__To be done__: Restate the data exactly as given and keep the pictures out.
-- Data for this task start --
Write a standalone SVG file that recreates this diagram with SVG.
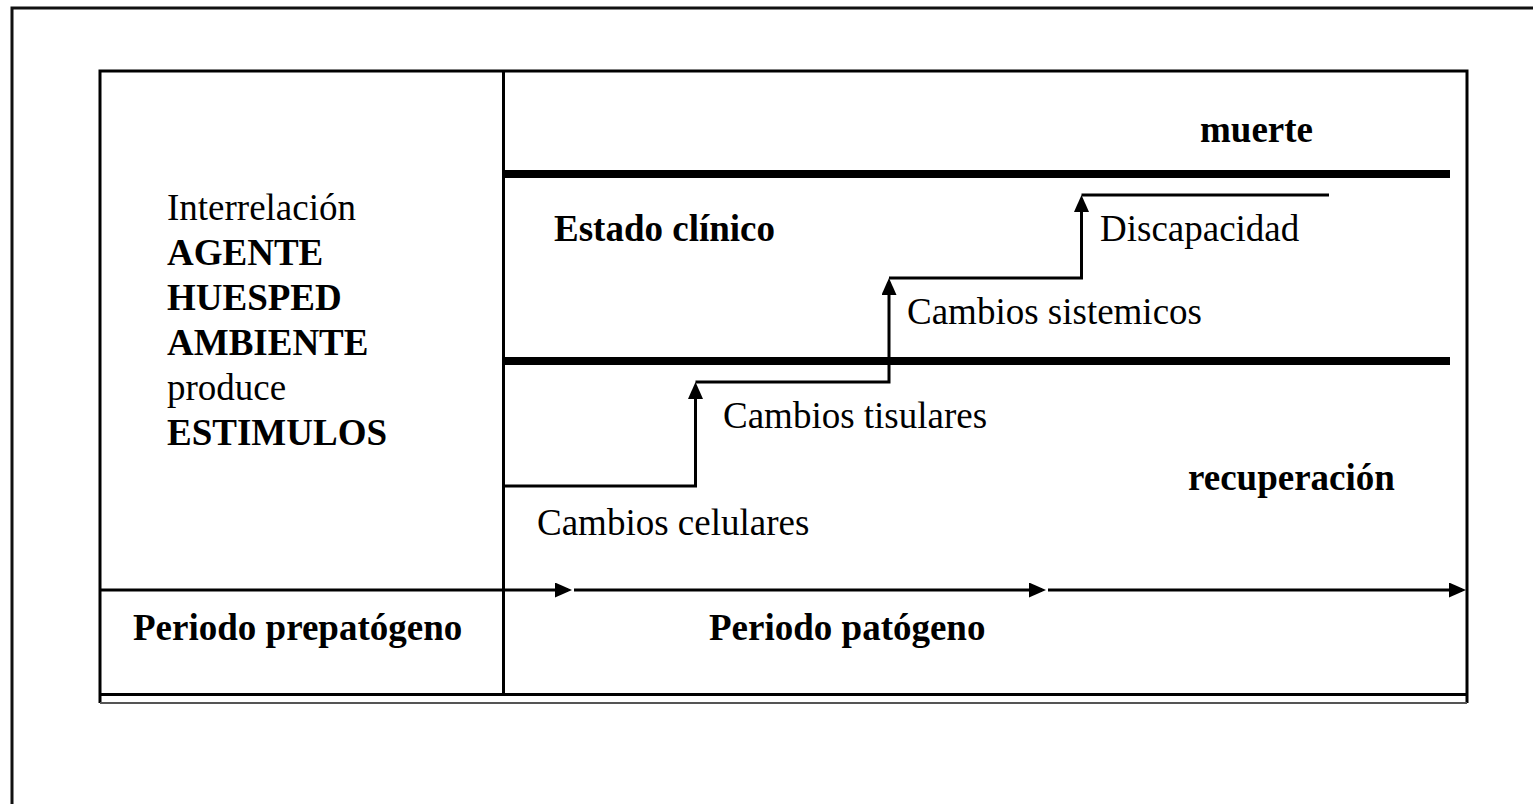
<svg xmlns="http://www.w3.org/2000/svg" width="1533" height="804" viewBox="0 0 1533 804">
<style>
  text { font-family: "Liberation Serif", "Times New Roman", serif; font-size: 37px; fill: #000; }
  .b { font-weight: bold; }
  .frame { fill: none; stroke: #111; stroke-width: 3; }
  .rule { stroke: #000; stroke-width: 3; fill: none; }
  .thick { stroke: #000; stroke-width: 8; fill: none; }
  .gray { stroke: #555; stroke-width: 2; fill: none; }
  .con { stroke: #000; stroke-width: 3; fill: none; }
</style>
<defs>
  <marker id="arr" viewBox="0 0 17 15" refX="13" refY="7.5" markerWidth="17" markerHeight="15" markerUnits="userSpaceOnUse" orient="auto">
    <path d="M0,0 L17,7.5 L0,15 z" fill="#000"/>
  </marker>
</defs>
<rect width="1533" height="804" fill="#fff"/>

<g id="outer-frame">
  <path class="frame" d="M12,810 L12,8 L1540,8"/>
</g>

<g id="table">
  <path class="rule" d="M100,703 L100,71 L1467,71 L1467,703"/>
  <line class="gray" x1="100" y1="703" x2="1467" y2="703"/>
  <line class="rule" x1="100" y1="694.5" x2="1467" y2="694.5"/>
  <line class="rule" x1="503.5" y1="71" x2="503.5" y2="694"/>
  <line class="thick" x1="503" y1="174" x2="1450" y2="174"/>
  <line class="thick" x1="503" y1="361" x2="1450" y2="361"/>
</g>

<g id="node-estimulos">
  <text x="167" y="220">Interrelación</text>
  <text x="167" y="265" class="b">AGENTE</text>
  <text x="167" y="310" class="b">HUESPED</text>
  <text x="167" y="355" class="b">AMBIENTE</text>
  <text x="167" y="400">produce</text>
  <text x="167" y="445" class="b">ESTIMULOS</text>
</g>
<g id="node-muerte"><text x="1200" y="142" class="b">muerte</text></g>
<g id="node-estado-clinico"><text x="554" y="241" class="b">Estado clínico</text></g>
<g id="node-discapacidad"><text x="1100" y="241">Discapacidad</text></g>
<g id="node-cambios-sistemicos"><text x="907" y="324">Cambios sistemicos</text></g>
<g id="node-cambios-tisulares"><text x="723" y="428">Cambios tisulares</text></g>
<g id="node-recuperacion"><text x="1188" y="490" class="b">recuperación</text></g>
<g id="node-cambios-celulares"><text x="537" y="535">Cambios celulares</text></g>
<g id="node-prepatogeno"><text x="133" y="640" class="b">Periodo prepatógeno</text></g>
<g id="node-patogeno"><text x="709" y="640" class="b">Periodo patógeno</text></g>

<g id="connectors">
  <path class="con" d="M503,486 L695.5,486 L695.5,386" marker-end="url(#arr)"/>
  <path class="con" d="M695.5,382 L889,382 L889,282" marker-end="url(#arr)"/>
  <path class="con" d="M889,278 L1081.5,278 L1081.5,199" marker-end="url(#arr)"/>
  <line class="con" x1="1081.5" y1="195" x2="1329" y2="195"/>
  <line class="con" x1="100" y1="590" x2="568" y2="590" marker-end="url(#arr)"/>
  <line class="con" x1="574" y1="590" x2="1042" y2="590" marker-end="url(#arr)"/>
  <line class="con" x1="1048" y1="590" x2="1462" y2="590" marker-end="url(#arr)"/>
</g>
</svg>
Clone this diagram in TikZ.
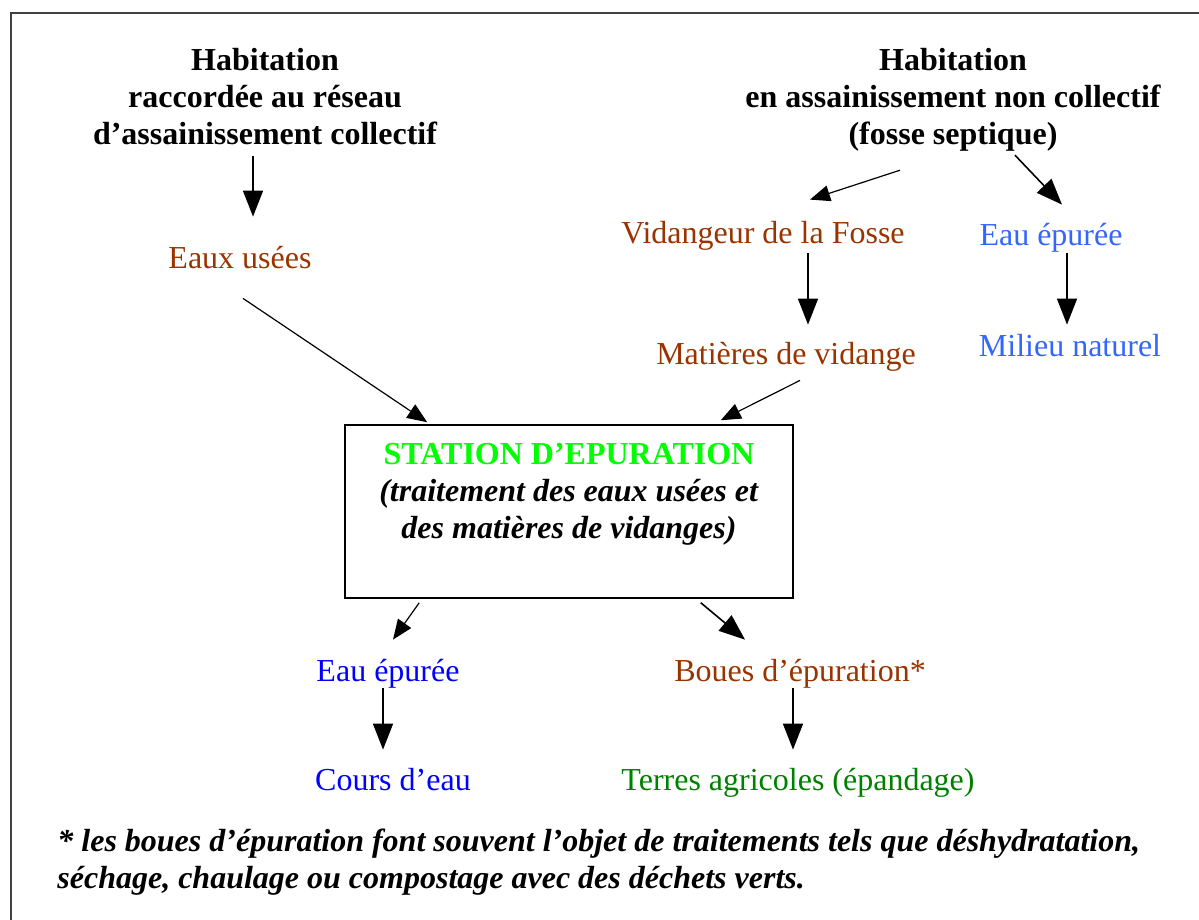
\documentclass[tikz,border=0pt]{standalone}
\usepackage{fontspec}
\setmainfont{Liberation Serif}
\usetikzlibrary{arrows.meta}
\definecolor{brun}{HTML}{993300}
\definecolor{bleuclair}{HTML}{3366FF}
\definecolor{bleu}{HTML}{0000FF}
\definecolor{vert}{HTML}{008000}
\definecolor{vertvif}{HTML}{00FF00}
\definecolor{cadre}{HTML}{404040}
\begin{document}
\fontsize{16}{18.5}\selectfont
\begin{tikzpicture}[x=.5pt,y=-.5pt,
  lbl/.style={inner sep=0,anchor=base,text height=11pt,text depth=4pt},
  head/.style={inner sep=0,anchor=base,align=center,font=\bfseries},
  arr/.style={line width=.8pt,-{Triangle[width=10pt,length=13pt]}},
  arrs/.style={line width=.6pt,-{Triangle[width=8pt,length=10pt]}}]
\useasboundingbox (0,0) rectangle (1199,920);
\draw [cadre,line width=1pt] (11,920) -- (11,13) -- (1199,13);
% les deux habitations
\node [head] (habA) at (265,145) {Habitation\\raccordée au réseau\\d’assainissement collectif};
\node [head] (habB) at (953,145) {Habitation\\en assainissement non collectif\\(fosse septique)};
% etiquettes
\node [lbl,brun] (eaux) at (240,268) {Eaux usées};
\node [lbl,brun] (vid) at (763,243) {Vidangeur de la Fosse};
\node [lbl,bleuclair] (eauR) at (1051,245) {Eau épurée};
\node [lbl,brun] (mat) at (786,364) {Matières de vidange};
\node [lbl,bleuclair] (milieu) at (1070,356) {Milieu naturel};
\node [lbl,bleu] (eauB) at (388,681) {Eau épurée};
\node [lbl,brun] (boues) at (800,681) {Boues d’épuration*};
\node [lbl,bleu] (cours) at (393,790) {Cours d’eau};
\node [lbl,vert] (terres) at (798,790) {Terres agricoles (épandage)};
% la station
\node [draw,line width=.75pt,inner sep=0,minimum width=224pt,minimum height=86.5pt] (station) at (569,511.5) {};
\node [head] (stxt) at (569,538) {\textcolor{vertvif}{STATION D’EPURATION}\\\textit{(traitement des eaux usées et}\\\textit{des matières de vidanges)}};
% fleches
\draw [arr] ([shift={(-12,10)}]habA.south) -- ([shift={(13,-29)}]eaux.north);
\draw [arrs] ([shift={(3,22)}]eaux.south) -- ([shift={(83,-2)}]station.north west);
\draw [arrs] ([shift={(-53,18)}]habB.south) -- ([shift={(47,-21)}]vid.north);
\draw [arr] ([shift={(62,3)}]habB.south) -- ([shift={(11,-18)}]eauR.north);
\draw [arr] ([shift={(45,2)}]vid.south) -- ([shift={(22,-17)}]mat.north);
\draw [arr] ([shift={(16,0)}]eauR.south) -- ([shift={(-3,-9)}]milieu.north);
\draw [arrs] ([shift={(14,8)}]mat.south) -- ([shift={(-73,-4)}]station.north east);
\draw [arrs] ([shift={(75,4)}]station.south west) -- ([shift={(5,-19)}]eauB.north);
\draw [arr] ([shift={(-93,4)}]station.south east) -- ([shift={(-55,-19)}]boues.north);
\draw [arr] ([shift={(-5,-1)}]eauB.south) -- ([shift={(-10,-18)}]cours.north);
\draw [arr] ([shift={(-7,-1)}]boues.south) -- ([shift={(-5,-18)}]terres.north);
% note
\node [inner sep=0,anchor=base west,align=left,font=\bfseries\itshape] (note) at (57,888) {* les boues d’épuration font souvent l’objet de traitements tels que déshydratation,\\séchage, chaulage ou compostage avec des déchets verts.};
\end{tikzpicture}
\end{document}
-- Data for this task end --
__Completed exercise__:
Write a standalone SVG file that recreates this diagram with SVG.
<svg xmlns="http://www.w3.org/2000/svg" width="1533" height="804" viewBox="0 0 1533 804">
<style>
  text { font-family: "Liberation Serif", "Times New Roman", serif; font-size: 37px; fill: #000; }
  .b { font-weight: bold; }
  .frame { fill: none; stroke: #111; stroke-width: 3; }
  .rule { stroke: #000; stroke-width: 3; fill: none; }
  .thick { stroke: #000; stroke-width: 8; fill: none; }
  .gray { stroke: #555; stroke-width: 2; fill: none; }
  .con { stroke: #000; stroke-width: 3; fill: none; }
</style>
<defs>
  <marker id="arr" viewBox="0 0 17 15" refX="13" refY="7.5" markerWidth="17" markerHeight="15" markerUnits="userSpaceOnUse" orient="auto">
    <path d="M0,0 L17,7.5 L0,15 z" fill="#000"/>
  </marker>
</defs>
<rect width="1533" height="804" fill="#fff"/>

<g id="outer-frame">
  <path class="frame" d="M12,810 L12,8 L1540,8"/>
</g>

<g id="table">
  <path class="rule" d="M100,703 L100,71 L1467,71 L1467,703"/>
  <line class="gray" x1="100" y1="703" x2="1467" y2="703"/>
  <line class="rule" x1="100" y1="694.5" x2="1467" y2="694.5"/>
  <line class="rule" x1="503.5" y1="71" x2="503.5" y2="694"/>
  <line class="thick" x1="503" y1="174" x2="1450" y2="174"/>
  <line class="thick" x1="503" y1="361" x2="1450" y2="361"/>
</g>

<g id="node-estimulos">
  <text x="167" y="220">Interrelación</text>
  <text x="167" y="265" class="b">AGENTE</text>
  <text x="167" y="310" class="b">HUESPED</text>
  <text x="167" y="355" class="b">AMBIENTE</text>
  <text x="167" y="400">produce</text>
  <text x="167" y="445" class="b">ESTIMULOS</text>
</g>
<g id="node-muerte"><text x="1200" y="142" class="b">muerte</text></g>
<g id="node-estado-clinico"><text x="554" y="241" class="b">Estado clínico</text></g>
<g id="node-discapacidad"><text x="1100" y="241">Discapacidad</text></g>
<g id="node-cambios-sistemicos"><text x="907" y="324">Cambios sistemicos</text></g>
<g id="node-cambios-tisulares"><text x="723" y="428">Cambios tisulares</text></g>
<g id="node-recuperacion"><text x="1188" y="490" class="b">recuperación</text></g>
<g id="node-cambios-celulares"><text x="537" y="535">Cambios celulares</text></g>
<g id="node-prepatogeno"><text x="133" y="640" class="b">Periodo prepatógeno</text></g>
<g id="node-patogeno"><text x="709" y="640" class="b">Periodo patógeno</text></g>

<g id="connectors">
  <path class="con" d="M503,486 L695.5,486 L695.5,386" marker-end="url(#arr)"/>
  <path class="con" d="M695.5,382 L889,382 L889,282" marker-end="url(#arr)"/>
  <path class="con" d="M889,278 L1081.5,278 L1081.5,199" marker-end="url(#arr)"/>
  <line class="con" x1="1081.5" y1="195" x2="1329" y2="195"/>
  <line class="con" x1="100" y1="590" x2="568" y2="590" marker-end="url(#arr)"/>
  <line class="con" x1="574" y1="590" x2="1042" y2="590" marker-end="url(#arr)"/>
  <line class="con" x1="1048" y1="590" x2="1462" y2="590" marker-end="url(#arr)"/>
</g>
</svg>
Clone this diagram in TikZ.
\documentclass[tikz,border=0pt]{standalone}
\usepackage{fontspec}
\setmainfont{Liberation Serif}
\usetikzlibrary{arrows.meta}
\definecolor{brun}{HTML}{993300}
\definecolor{bleuclair}{HTML}{3366FF}
\definecolor{bleu}{HTML}{0000FF}
\definecolor{vert}{HTML}{008000}
\definecolor{vertvif}{HTML}{00FF00}
\definecolor{cadre}{HTML}{404040}
\begin{document}
\fontsize{16}{18.5}\selectfont
\begin{tikzpicture}[x=.5pt,y=-.5pt,
  lbl/.style={inner sep=0,anchor=base,text height=11pt,text depth=4pt},
  head/.style={inner sep=0,anchor=base,align=center,font=\bfseries},
  arr/.style={line width=.8pt,-{Triangle[width=10pt,length=13pt]}},
  arrs/.style={line width=.6pt,-{Triangle[width=8pt,length=10pt]}}]
\useasboundingbox (0,0) rectangle (1199,920);
\draw [cadre,line width=1pt] (11,920) -- (11,13) -- (1199,13);
% les deux habitations
\node [head] (habA) at (265,145) {Habitation\\raccordée au réseau\\d’assainissement collectif};
\node [head] (habB) at (953,145) {Habitation\\en assainissement non collectif\\(fosse septique)};
% etiquettes
\node [lbl,brun] (eaux) at (240,268) {Eaux usées};
\node [lbl,brun] (vid) at (763,243) {Vidangeur de la Fosse};
\node [lbl,bleuclair] (eauR) at (1051,245) {Eau épurée};
\node [lbl,brun] (mat) at (786,364) {Matières de vidange};
\node [lbl,bleuclair] (milieu) at (1070,356) {Milieu naturel};
\node [lbl,bleu] (eauB) at (388,681) {Eau épurée};
\node [lbl,brun] (boues) at (800,681) {Boues d’épuration*};
\node [lbl,bleu] (cours) at (393,790) {Cours d’eau};
\node [lbl,vert] (terres) at (798,790) {Terres agricoles (épandage)};
% la station
\node [draw,line width=.75pt,inner sep=0,minimum width=224pt,minimum height=86.5pt] (station) at (569,511.5) {};
\node [head] (stxt) at (569,538) {\textcolor{vertvif}{STATION D’EPURATION}\\\textit{(traitement des eaux usées et}\\\textit{des matières de vidanges)}};
% fleches
\draw [arr] ([shift={(-12,10)}]habA.south) -- ([shift={(13,-29)}]eaux.north);
\draw [arrs] ([shift={(3,22)}]eaux.south) -- ([shift={(83,-2)}]station.north west);
\draw [arrs] ([shift={(-53,18)}]habB.south) -- ([shift={(47,-21)}]vid.north);
\draw [arr] ([shift={(62,3)}]habB.south) -- ([shift={(11,-18)}]eauR.north);
\draw [arr] ([shift={(45,2)}]vid.south) -- ([shift={(22,-17)}]mat.north);
\draw [arr] ([shift={(16,0)}]eauR.south) -- ([shift={(-3,-9)}]milieu.north);
\draw [arrs] ([shift={(14,8)}]mat.south) -- ([shift={(-73,-4)}]station.north east);
\draw [arrs] ([shift={(75,4)}]station.south west) -- ([shift={(5,-19)}]eauB.north);
\draw [arr] ([shift={(-93,4)}]station.south east) -- ([shift={(-55,-19)}]boues.north);
\draw [arr] ([shift={(-5,-1)}]eauB.south) -- ([shift={(-10,-18)}]cours.north);
\draw [arr] ([shift={(-7,-1)}]boues.south) -- ([shift={(-5,-18)}]terres.north);
% note
\node [inner sep=0,anchor=base west,align=left,font=\bfseries\itshape] (note) at (57,888) {* les boues d’épuration font souvent l’objet de traitements tels que déshydratation,\\séchage, chaulage ou compostage avec des déchets verts.};
\end{tikzpicture}
\end{document}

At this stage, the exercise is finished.